Following the death of the bills that the CBD had invested countless hours and countless misleading column-inches to pass, the group’s Brian Nowicki said, “Lawmakers haven’t passed a fracking moratorium yet, but public opinion is on our side.”
Even the activists’ attempt to find a silver lining is rooted in falsehood. Public opinion is not on their side. If the Assembly vote wasn’t proof enough recent public opinion polling makes this clear.
Last month, a poll released by the California Business Roundtable and the Pepperdine University School of Public Policy showed that registered voters from both parties not only strongly support California’s energy industry, but they support expanding development of the Monterey Shale — using hydraulic fracturing — by a staggering 16 percentage points.
While last Thursday’s Assembly vote must have shocked out-of-state agitators like Josh Fox and his friends, it is perfectly in keeping with California’s traditional approach to public policy whereby members of both parties seek to preserve and protect our environment while responsibly developing our homegrown natural resources.

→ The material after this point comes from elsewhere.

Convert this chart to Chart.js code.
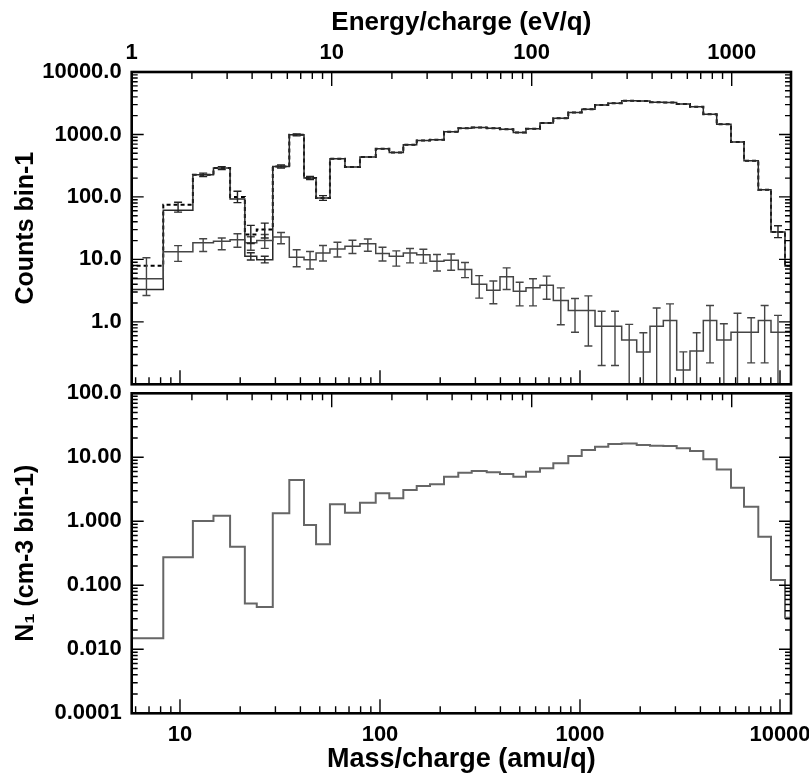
<!DOCTYPE html>
<html>
<head>
<meta charset="utf-8">
<script src="https://cdn.jsdelivr.net/npm/chart.js@4.4.0/dist/chart.umd.min.js"></script>
<style>
  html, body { margin: 0; padding: 0; background: #fff; }
  #wrap { position: relative; width: 809px; height: 776px; }
  .layer { position: absolute; left: 0; top: 0; width: 809px; height: 776px; }
</style>
</head>
<body>
<div id="wrap">
  <div class="layer"><canvas id="topChart"></canvas></div>
  <div class="layer"><canvas id="botChart"></canvas></div>
</div>
<script>
// --- Data ---
// histogram bin edges in mass/charge (amu/q)
const massEdges = [5.6, 8.25, 11.6, 14.7, 17.8, 21.1, 24.2, 29.1, 35.2, 41.7, 47.9, 56.2, 66.8, 79.4, 95.2,
    111.3, 130.8, 152.6, 177.8, 208.9, 246.3, 287.4, 341.7, 398.1, 464.1, 537, 631, 735.5, 874, 1020, 1189,
    1385, 1616, 1921, 2239, 2610, 3044, 3548, 4136, 4825, 5689, 6607, 7790, 9016, 10590, 12000];

// top panel: counts per bin (solid line)
const countsCorr = [3.3, 61, 226, 290, 93, 11.2, 9.9, 307, 986, 200, 96, 408, 300, 434, 589, 515, 682, 800, 820,
    1110, 1260, 1290, 1260, 1215, 1070, 1230, 1520, 1820, 2240, 2540, 2970, 3160, 3470, 3440, 3280, 3250, 3080,
    2790, 2110, 1460, 754, 379, 130, 27.5, 7.8];
const corrErrLo = [null, null, null, null, null, 9.8, 8.8, null, null, null, null, null, null, null, null, null, null,
    null, null, null, null, null, null, null, null, null, null, null, null, null, null, null, null, null, null, null,
    null, null, null, null, null, null, null, null, null];
const corrErrHi = [null, null, null, null, null, 12.8, 11.2, null, null, null, null, null, null, null, null, null, null,
    null, null, null, null, null, null, null, null, null, null, null, null, null, null, null, null, null, null, null,
    null, null, null, null, null, null, null, null, null];

// top panel: counts per bin (dashed line)
const countsRaw = [7.9, 75, 226, 290, 100, 25, 30, 307, 986, 200, 96, 408, 300, 434, 589, 515, 682, 800, 820,
    1110, 1260, 1290, 1260, 1215, 1070, 1230, 1520, 1820, 2240, 2540, 2970, 3160, 3470, 3440, 3280, 3250, 3080,
    2790, 2110, 1460, 754, 379, 130, 27.5, 7.8];
const rawErrLo = [null, 57, 212, 275, 81, 18, 22, 290, 950, 190, 88, null, null, null, null, null, null, null, null,
    null, null, null, null, null, null, null, null, null, null, null, null, null, null, null, null, null, null, null,
    null, null, null, null, null, 22.3, null];
const rawErrHi = [null, 82, 240, 305, 123, 35, 38, 325, 1020, 212, 105, null, null, null, null, null, null, null, null,
    null, null, null, null, null, null, null, null, null, null, null, null, null, null, null, null, null, null, null,
    null, null, null, null, null, 34.5, null];

// top panel: lower histogram with error bars
const countsBkg = [4.88, 13.2, 18.4, 19.5, 20.7, 18.5, 20, 22.9, 10.8, 9.9, 12.6, 14.7, 16.2, 17.8, 12.4, 11.2,
    12.6, 11.9, 9.3, 9.7, 6.9, 4.0, 3.2, 5.25, 3.1, 3.5, 3.85, 2.2, 1.52, 1.52, 0.85, 0.85, 0.51, 0.33, 0.85, 1.05,
    0.17, 0.34, 1.05, 0.51, 0.68, 0.68, 1.05, 0.68, 0.68];
const bkgErrHi = [10.6, 16.6, 21.4, 22, 25.7, 23, 25, 27, 14.3, 13.4, 16.7, 18.8, 20.2, 21.2, 15.6, 13.7, 14.9,
    14.5, 12, 12.2, 8.9, 5.5, 4.5, 7.3, 4.3, 4.9, 5.4, 3.5, 2.37, 2.6, 1.48, 1.48, 0.91, 0.67, 1.67, 1.94, 0.33,
    0.67, 1.83, 0.93, 1.37, 1.16, 1.83, 1.27, null];
const bkgErrLo = [2.64, 9.3, 13.4, 14.3, 15.6, 14, 15, 17.8, 7.6, 7.0, 9.4, 10.9, 12.4, 13.5, 9.4, 7.8, 8.8, 8.7,
    6.5, 6.7, 5.1, 2.4, 1.95, 3.3, 1.8, 1.8, 2.3, 0.9, 0.68, 0.41, 0.2, 0.2, 0.01, 0.01, 0.01, 0.01, 0.01, 0.01,
    0.22, 0.01, 0.01, 0.22, 0.22, 0.01, null];

// bottom panel: N1 (cm-3 bin-1)
const densityN1 = [0.0149, 0.274, 1.01, 1.22, 0.40, 0.052, 0.046, 1.33, 4.42, 0.875, 0.437, 1.84, 1.36, 1.95,
    2.74, 2.29, 3.08, 3.55, 3.78, 4.97, 5.75, 6.1, 5.83, 5.48, 4.97, 5.96, 6.73, 8.05, 10.5, 13.0, 14.6, 16.1, 16.5,
    15.5, 15.1, 15.0, 13.8, 12.5, 9.3, 6.46, 3.35, 1.69, 0.575, 0.121, 0.031];

// axes
const massMin = 5.735, massMax = 11350;
const massPerEnergy = 5.735;   // energy axis = mass / 5.735
const massTicks = [10, 100, 1000, 10000];
const massTickLabels = ['10', '100', '1000', '10000'];
const energyTicks = [1, 10, 100, 1000];
const energyTickLabels = ['1', '10', '100', '1000'];
const countTicks = [1, 10, 100, 1000, 10000];
const countTickLabels = ['1.0', '10.0', '100.0', '1000.0', '10000.0'];
const densTicks = [0.001, 0.01, 0.1, 1, 10, 100];
const densTickLabels = ['0.0001', '0.010', '0.100', '1.000', '10.00', '100.0'];

const FONT = 'Liberation Sans, Arial, Helvetica, sans-serif';
const H = 776;

function histPoints(values) {
    const pts = values.map((v, i) => ({ x: massEdges[i], y: v }));
    pts.push({ x: massEdges[values.length], y: values[values.length - 1] });
    return pts;
}

function logTickValues(min, max) {
    const out = [];
    for (let e = Math.floor(Math.log10(min)) - 1; e <= Math.ceil(Math.log10(max)); e++) {
        for (let m = 1; m < 10; m++) {
            const v = m * Math.pow(10, e);
            if (v >= min * 0.999 && v <= max * 1.001) out.push({ v: v, major: m === 1 });
        }
    }
    return out;
}

// Frame with inward ticks on all four sides
const framePlugin = {
    id: 'frame',
    afterDraw(chart) {
        const { ctx, chartArea: a, scales } = chart;
        ctx.save();
        ctx.strokeStyle = '#000';
        ctx.lineWidth = 1.4;
        ctx.beginPath();
        logTickValues(scales.xE.min, scales.xE.max).forEach(t => {
            const px = scales.xE.getPixelForValue(t.v);
            ctx.moveTo(px, a.top); ctx.lineTo(px, a.top + (t.major ? 14 : 7));
        });
        logTickValues(scales.x.min, scales.x.max).forEach(t => {
            const px = scales.x.getPixelForValue(t.v);
            ctx.moveTo(px, a.bottom); ctx.lineTo(px, a.bottom - (t.major ? 14 : 7));
        });
        logTickValues(scales.y.min, scales.y.max).forEach(t => {
            const py = scales.y.getPixelForValue(t.v);
            const len = t.major ? 12 : 6;
            ctx.moveTo(a.left, py); ctx.lineTo(a.left + len, py);
            ctx.moveTo(a.right, py); ctx.lineTo(a.right - len, py);
        });
        ctx.stroke();
        ctx.lineWidth = 2.6;
        ctx.strokeRect(a.left, a.top, a.right - a.left, a.bottom - a.top);
        ctx.restore();
    }
};

// Vertical error bars at the log-centre of each bin
const errorBarPlugin = {
    id: 'errorBars',
    afterDatasetsDraw(chart) {
        const { ctx, chartArea: a } = chart;
        const xs = chart.scales.x, ys = chart.scales.y;
        ctx.save();
        ctx.beginPath();
        ctx.rect(a.left, a.top, a.right - a.left, a.bottom - a.top);
        ctx.clip();
        ctx.setLineDash([]);
        chart.data.datasets.forEach(ds => {
            if (!ds.errLo) return;
            ctx.strokeStyle = ds.errColor || ds.borderColor;
            ctx.lineWidth = 1.4;
            ds.errLo.forEach((lo, i) => {
                const hi = ds.errHi[i];
                if (lo == null || hi == null) return;
                const px = xs.getPixelForValue(Math.sqrt(massEdges[i] * massEdges[i + 1]));
                const y1 = ys.getPixelForValue(lo), y2 = ys.getPixelForValue(hi);
                ctx.beginPath();
                ctx.moveTo(px, y1); ctx.lineTo(px, y2);
                ctx.moveTo(px - 4, y1); ctx.lineTo(px + 4, y1);
                ctx.moveTo(px - 4, y2); ctx.lineTo(px + 4, y2);
                ctx.stroke();
            });
        });
        ctx.restore();
    }
};

function tickFont() { return { family: FONT, size: 22, weight: 'bold' }; }

function makeOptions(cfg) {
    const noGrid = { display: false, drawTicks: false, tickLength: 0 };
    return {
        responsive: true,
        maintainAspectRatio: false,
        animation: false,
        events: [],
        layout: { padding: { left: 0, right: 18, top: 0, bottom: 0 } },
        plugins: { legend: { display: false }, tooltip: { enabled: false } },
        scales: {
            x: {
                type: 'logarithmic', position: 'bottom', min: massMin, max: massMax,
                grid: noGrid, border: { display: false },
                ticks: {
                    display: cfg.showMass, font: tickFont(), color: '#000', padding: 8,
                    maxRotation: 0, autoSkip: false, callback: (v, i) => massTickLabels[i]
                },
                afterBuildTicks: s => { s.ticks = massTicks.map(v => ({ value: v })); },
                title: {
                    display: cfg.showMass, text: 'Mass/charge (amu/q)', color: '#000',
                    font: { family: FONT, size: 27, weight: 'bold' }, padding: { top: 0, bottom: 0 }
                },
                afterFit: s => { s.height = H - cfg.bottom; s.paddingLeft = 0; s.paddingRight = 0; }
            },
            xE: {
                type: 'logarithmic', position: 'top',
                min: massMin / massPerEnergy, max: massMax / massPerEnergy,
                grid: noGrid, border: { display: false },
                ticks: {
                    display: cfg.showEnergy, font: tickFont(), color: '#000', padding: 6,
                    maxRotation: 0, autoSkip: false, callback: (v, i) => energyTickLabels[i]
                },
                afterBuildTicks: s => { s.ticks = energyTicks.map(v => ({ value: v })); },
                title: {
                    display: cfg.showEnergy, text: 'Energy/charge (eV/q)', color: '#000',
                    font: { family: FONT, size: 26, weight: 'bold' }, padding: { top: 7, bottom: 0 }
                },
                afterFit: s => { s.height = cfg.top; s.paddingLeft = 0; s.paddingRight = 0; }
            },
            y: {
                type: 'logarithmic', position: 'left', min: cfg.yMin, max: cfg.yMax,
                grid: noGrid, border: { display: false },
                ticks: {
                    font: tickFont(), color: '#000', padding: 10, autoSkip: false,
                    callback: (v, i) => cfg.yLabels[i]
                },
                afterBuildTicks: s => { s.ticks = cfg.yTicks.map(v => ({ value: v })); },
                title: {
                    display: true, text: cfg.yTitle, color: '#000',
                    font: { family: FONT, size: 25, weight: 'bold' }, padding: { top: 11, bottom: 0 }
                },
                afterFit: s => { s.width = 131.7; s.paddingTop = 0; s.paddingBottom = 0; }
            }
        }
    };
}

function stepSet(values, color, width, dash, errLo, errHi, errColor) {
    return {
        data: histPoints(values), xAxisID: 'x', yAxisID: 'y',
        borderColor: color, borderWidth: width, borderDash: dash || [],
        stepped: true, pointRadius: 0, fill: false, tension: 0,
        errLo: errLo, errHi: errHi, errColor: errColor
    };
}

new Chart(document.getElementById('topChart'), {
    type: 'line',
    data: {
        datasets: [
            stepSet(countsBkg, '#454545', 1.5, null, bkgErrLo, bkgErrHi),
            stepSet(countsCorr, '#2a2a2a', 1.5, null, corrErrLo, corrErrHi),
            stepSet(countsRaw, '#000', 2, [4, 3], rawErrLo, rawErrHi, '#222')
        ]
    },
    options: makeOptions({
        top: 72, bottom: 384.3, showEnergy: true, showMass: false,
        yMin: 0.1, yMax: 10000, yTicks: countTicks, yLabels: countTickLabels, yTitle: 'Counts bin-1'
    }),
    plugins: [errorBarPlugin, framePlugin]
});

new Chart(document.getElementById('botChart'), {
    type: 'line',
    data: {
        datasets: [stepSet(densityN1, '#666', 2)]
    },
    options: makeOptions({
        top: 393.3, bottom: 713.3, showEnergy: false, showMass: true,
        yMin: 0.001, yMax: 100, yTicks: densTicks, yLabels: densTickLabels, yTitle: 'N\u2081 (cm-3 bin-1)'
    }),
    plugins: [errorBarPlugin, framePlugin]
});
</script>
</body>
</html>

After all, why in the world would we want to place a moratorium on something that has taken place more than 1.2 million times in the U.S. over the past 60 years, and which everyone from Governor Brown, to state regulators, to President Obama has recognized as fundamentally safe?
Californians are smart. The miscalculation of the radical activists like Josh Fox and the CBD was to believe – and, indeed, to hope – that we are stupid.